A general strike against military rule shut businesses in Myanmar on Monday and huge crowds gathered peacefully despite fears of violence after authorities warned that confrontation could be deadly.
Three weeks after seizing power, the junta has failed to stop the daily protests and a civil disobedience movement calling for the reversal of the Feb. 1 coup and release of elected leader Aung San Suu Kyi.
Hundreds of thousands gathered in cities and towns across the country, from the northern hills on the border with China to the central plains, the Irrawaddy river delta and the southern tip of the panhandle, social media images showed.
For protester Kyaw Kyaw in the main city of Yangon, losing pay to join the strike was a small price to pay.
“Nothing’s going to happen if my salary is cut but if we stay under a military dictatorship we’ll be slaves,” he said.
In the capital, Naypyitaw, where the military is headquartered, a police water cannon truck and a fleet of other vehicles closed in to break up a procession of chanting protesters who scattered when police on foot rushed in, wrestling several to the ground.
The response of security forces this month has been less deadly than in earlier bouts of turmoil in almost half a century of direct military rule but three protesters have been killed – two shot dead in Mandalay on Saturday, and a woman who died on Friday after being shot more than a week earlier in Naypyitaw.
The army has said one policeman died of injuries sustained during the protests.
Many civil servants have been staying away from work as part of the civil disobedience campaign and government services have been crippled.
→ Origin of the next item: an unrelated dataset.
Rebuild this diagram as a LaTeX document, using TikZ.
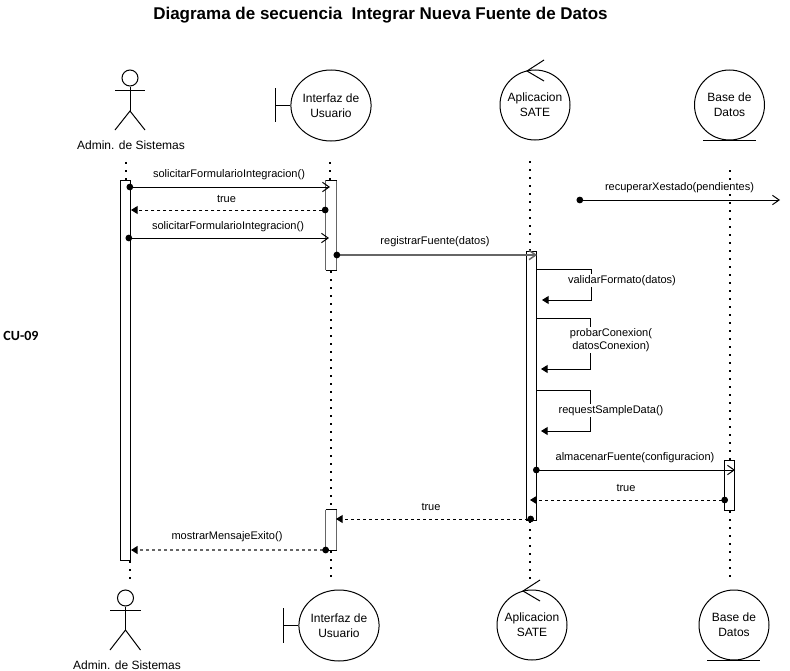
\documentclass[tikz,border=0pt]{standalone}
\usepackage{fontspec}
\setmainfont{Liberation Sans}
\newfontfamily\cufont{Carlito}
\usetikzlibrary{arrows.meta,shapes.geometric}

\tikzset{
  x=0.75pt,y=-0.75pt,
  every path/.style={line width=0.75pt},
  life/.style={line width=1.2pt,dash pattern=on 1.2pt off 4.8pt},
  bar/.style={draw,fill=white,minimum width=7.5pt,inner sep=0pt},
  barGrey/.style={fill=white,minimum width=7.5pt,inner sep=0pt},
  edgeGrey/.style={draw=black!60,line width=1.1pt},
  lab/.style={font=\fontsize{8.27}{10}\selectfont,inner sep=1pt,align=center},
  who/.style={font=\fontsize{9}{11.25}\selectfont,inner sep=0pt,align=center},
  low/.style={execute at begin node={\vspace*{2.5pt}}},
  oval/.style={who,low,draw,ellipse,minimum width=60pt,minimum height=53.25pt},
  round/.style={who,low,draw,circle,minimum size=52.5pt},
  call/.style={{Circle[length=5pt,width=5pt,color=black]}-{Straight Barb[length=5pt,width=7pt]}},
  back/.style={dashed,dash pattern=on 2.25pt off 2.25pt,{Circle[length=5pt,width=5pt,color=black]}-{Triangle[length=5pt,width=6pt,color=black]}},
  self/.style={-{Triangle[length=5pt,width=6pt]}},
}

\begin{document}
\begin{tikzpicture}
  \useasboundingbox (0,0) rectangle (790,671);

  \node[font=\bfseries\fontsize{12.75}{15}\selectfont] (Title) at (380.5,15.5) {Diagrama de secuencia\ \ Integrar Nueva Fuente de Datos};
  \node[font=\cufont\bfseries\fontsize{10.5}{12}\selectfont] (CU) at (21,336) {CU-09};

  % top row
  \node[draw,circle,minimum size=12pt,inner sep=0pt] (HeadA) at (130,78) {};
  \coordinate (HipA) at (130,111);
  \coordinate (ArmAl) at (115,90);
  \coordinate (ArmAr) at (145,90);
  \coordinate (FootAl) at (115,130);
  \coordinate (FootAr) at (145,130);
  \draw (HeadA) -- (HipA);
  \draw (ArmAl) -- (ArmAr);
  \draw (FootAl) -- (HipA) -- (FootAr);
  \node[who] (Admin) at (131,145) {Admin. de Sistemas};

  \node[oval] (Ui) at (331,105.5) {Interfaz de\\Usuario};
  \coordinate (UiBar) at (275,105.5);
  \coordinate (UiBarT) at (275,88);
  \coordinate (UiBarB) at (275,122);
  \draw (UiBarT) -- (UiBarB);
  \draw (UiBar) -- (Ui);

  \node[round] (App) at (535,105) {Aplicacion\\SATE};
  \coordinate (AppTip) at (527,71);
  \coordinate (AppU) at (544,60);
  \coordinate (AppD) at (544,81);
  \draw (AppU) -- (AppTip) -- (AppD);

  \node[round] (Db) at (729.5,105) {Base de\\Datos};
  \coordinate (DbL) at (703,140);
  \coordinate (DbR) at (756,140);
  \draw (DbL) -- (DbR);

  % bottom row
  \node[draw,circle,minimum size=12pt,inner sep=0pt] (HeadB) at (125.5,598) {};
  \coordinate (HipB) at (125.5,630);
  \coordinate (ArmBl) at (110,610);
  \coordinate (ArmBr) at (140.5,610);
  \coordinate (FootBl) at (110,650);
  \coordinate (FootBr) at (140.5,650);
  \draw (HeadB) -- (HipB);
  \draw (ArmBl) -- (ArmBr);
  \draw (FootBl) -- (HipB) -- (FootBr);
  \node[who] (AdminB) at (127,665) {Admin. de Sistemas};

  \node[oval] (UiB) at (339,625.5) {Interfaz de\\Usuario};
  \coordinate (UiBBar) at (283,625.5);
  \coordinate (UiBBarT) at (283,608);
  \coordinate (UiBBarB) at (283,643);
  \draw (UiBBarT) -- (UiBBarB);
  \draw (UiBBar) -- (UiB);

  \node[round] (AppB) at (532,625) {Aplicacion\\SATE};
  \coordinate (AppBTip) at (523,591);
  \coordinate (AppBU) at (540,580);
  \coordinate (AppBD) at (540,601);
  \draw (AppBU) -- (AppBTip) -- (AppBD);

  \node[round] (DbB) at (734,625) {Base de\\Datos};
  \coordinate (DbBL) at (707,660);
  \coordinate (DbBR) at (760,660);
  \draw (DbBL) -- (DbBR);

  % lifelines
  \coordinate (LifeA1) at (126,162);
  \coordinate (LifeA2) at (126,181);
  \coordinate (LifeA3) at (130,561);
  \coordinate (LifeA4) at (130,581);
  \coordinate (LifeU1) at (330,162);
  \coordinate (LifeU2) at (330,181);
  \coordinate (LifeU3) at (331,271);
  \coordinate (LifeU4) at (331,510);
  \coordinate (LifeU5) at (331,551);
  \coordinate (LifeU6) at (331,581);
  \coordinate (LifeS1) at (530,161);
  \coordinate (LifeS2) at (530,251);
  \coordinate (LifeS3) at (530,521);
  \coordinate (LifeS4) at (530,581);
  \coordinate (LifeD1) at (730,170);
  \coordinate (LifeD2) at (730,460);
  \coordinate (LifeD3) at (730,511);
  \coordinate (LifeD4) at (730,581);
  \draw[life] (LifeA1) -- (LifeA2);
  \draw[life] (LifeA3) -- (LifeA4);
  \draw[life] (LifeU1) -- (LifeU2);
  \draw[life] (LifeU3) -- (LifeU4);
  \draw[life] (LifeU5) -- (LifeU6);
  \draw[life] (LifeS1) -- (LifeS2);
  \draw[life] (LifeS3) -- (LifeS4);
  \draw[life] (LifeD1) -- (LifeD2);
  \draw[life] (LifeD3) -- (LifeD4);

  % activations
  \node[bar,minimum height=285pt] (BarA) at (125.75,370.5) {};
  \node[barGrey,minimum height=67pt] (BarU) at (331,225.25) {};
  \node[barGrey,minimum height=30pt] (BarU2) at (331,530) {};
  \node[bar,minimum height=201.75pt] (BarS) at (531.5,385.5) {};
  \node[bar,minimum height=37.5pt] (BarD) at (729.75,485) {};
  \draw[edgeGrey] (BarU.north west) -- (BarU.south west);
  \draw[edgeGrey] (BarU.north east) -- (BarU.south east);
  \draw (BarU.north west) -- (BarU.north east);
  \draw (BarU.south west) -- (BarU.south east);
  \draw[edgeGrey] (BarU2.north west) -- (BarU2.south west);
  \draw[edgeGrey] (BarU2.north east) -- (BarU2.south east);
  \draw (BarU2.north west) -- (BarU2.north east);
  \draw (BarU2.south west) -- (BarU2.south east);

  % messages
  \coordinate (M1a) at (126.5,187);
  \coordinate (M1b) at (330,187);
  \draw[call] (M1a) -- (M1b);
  \node[lab] (L1) at (229,175) {solicitarFormularioIntegracion()};

  \coordinate (M2a) at (328.5,210);
  \coordinate (M2b) at (131,210);
  \draw[back] (M2a) -- (M2b);
  \node[lab] (L2) at (226.5,198.5) {true};

  \coordinate (M3a) at (125.5,238);
  \coordinate (M3b) at (329,238);
  \draw[call] (M3a) -- (M3b);
  \node[lab] (L3) at (228,226.5) {solicitarFormularioIntegracion()};

  \coordinate (M4a) at (333.5,255);
  \coordinate (M4b) at (537,255);
  \draw[call,draw=black!60,line width=1.1pt] (M4a) -- (M4b);
  \node[lab] (L4) at (435,242) {registrarFuente(datos)};

  \coordinate (M5a) at (576.5,200);
  \coordinate (M5b) at (780,200);
  \draw[call] (M5a) -- (M5b);
  \node[lab,fill=white] (L5) at (679.5,188) {recuperarXestado(pendientes)};

  \coordinate (S1a) at (537,269);
  \coordinate (S1b) at (591,269);
  \coordinate (S1c) at (591,300);
  \coordinate (S1d) at (542,300);
  \draw[self] (S1a) -- (S1b) -- (S1c) -- (S1d);
  \node[lab,fill=white] (LS1) at (622,280.5) {validarFormato(datos)};

  \coordinate (S2a) at (536,318);
  \coordinate (S2b) at (590,318);
  \coordinate (S2c) at (590,369);
  \coordinate (S2d) at (541,369);
  \draw[self] (S2a) -- (S2b) -- (S2c) -- (S2d);
  \node[lab,fill=white] (LS2) at (611,340) {probarConexion(\\datosConexion)};

  \coordinate (S3a) at (536,390);
  \coordinate (S3b) at (590,390);
  \coordinate (S3c) at (590,431);
  \coordinate (S3d) at (541,431);
  \draw[self] (S3a) -- (S3b) -- (S3c) -- (S3d);
  \node[lab,fill=white] (LS3) at (611,410.5) {requestSampleData()};

  \coordinate (M6a) at (533,470);
  \coordinate (M6b) at (735,470);
  \draw[call] (M6a) -- (M6b);
  \node[lab] (L6) at (635,457.5) {almacenarFuente(configuracion)};

  \coordinate (M7a) at (728,500);
  \coordinate (M7b) at (530,500);
  \draw[back] (M7a) -- (M7b);
  \node[lab] (L7) at (626,487.5) {true};

  \coordinate (M8a) at (534,519);
  \coordinate (M8b) at (336,519);
  \draw[back] (M8a) -- (M8b);
  \node[lab] (L8) at (431,507) {true};

  \coordinate (M9a) at (329,550);
  \coordinate (M9b) at (131,550);
  \draw[back,draw=black!60,line width=1.1pt] (M9a) -- (M9b);
  \node[lab] (L9) at (227,537) {mostrarMensajeExito()};
\end{tikzpicture}
\end{document}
The military has accused protesters of intimidation and provoking violence.
Late on Sunday, state-owned media MRTV warned that confrontation could cost lives.
“Protesters are now inciting the people, especially emotional teenagers and youths, to a confrontation path where they will suffer loss of life,” the broadcaster said.
Facebook said on Monday it had removed MRTV’s pages for violations of its standards, including its violence and incitement policy. On Sunday, it deleted the military’s main page for the same reason.
In a country where dates are seen as auspicious, protesters noted the significance of the date 22.2.2021, comparing it with demonstrations on Aug. 8, 1988, when a previous generation staged anti-military protests that were bloodily suppressed.
But that and the government warning did not put people off.
“We need to come out,” said San San Maw, 46, at a main rallying point in Yangon.
Later, riot police lined up, apparently preparing to disperse protesters from outside a U.N. office, but the crowd broke up after singing a festive song that features the line: “Goodbye, we’re going”.
Crowds elsewhere in Yangon melted away by late afternoon.
As well as local stores, international chains announced closures on Monday, including Yum Brands Inc.’s KFC and delivery service Food Panda, owned by Delivery Hero. Southeast Asian company Grab stopped delivery services too, but left its taxis running.
Authorities were “exercising utmost restraint”, the foreign ministry said. It rebuked some countries for remarks it described as interference in Myanmar’s internal affairs.
Several Western countries have condemned the coup and decried violence against protesters.
U.S. Secretary of State Antony Blinken said on Twitter the United States would continue to “take firm action” against authorities violently cracking down on opponents of the coup.
Britain, Germany and Japan have condemned the violence and U.N. Secretary-General Antonio Guterres urged the military to stop repression.
The generals put up with years of sanctions after crushing the 1988 protests and are likely to shrug off pressure again.
The army seized power after alleging fraud in Nov. 8 elections in which Suu Kyi’s party trounced a pro-military party, detaining her and much of the party leadership. The electoral commission dismissed the fraud complaints.
Myanmar’s Assistance Association for Political Prisoners said 640 people have been arrested, charged or sentenced since the coup – including former members of government and opponents of the coup.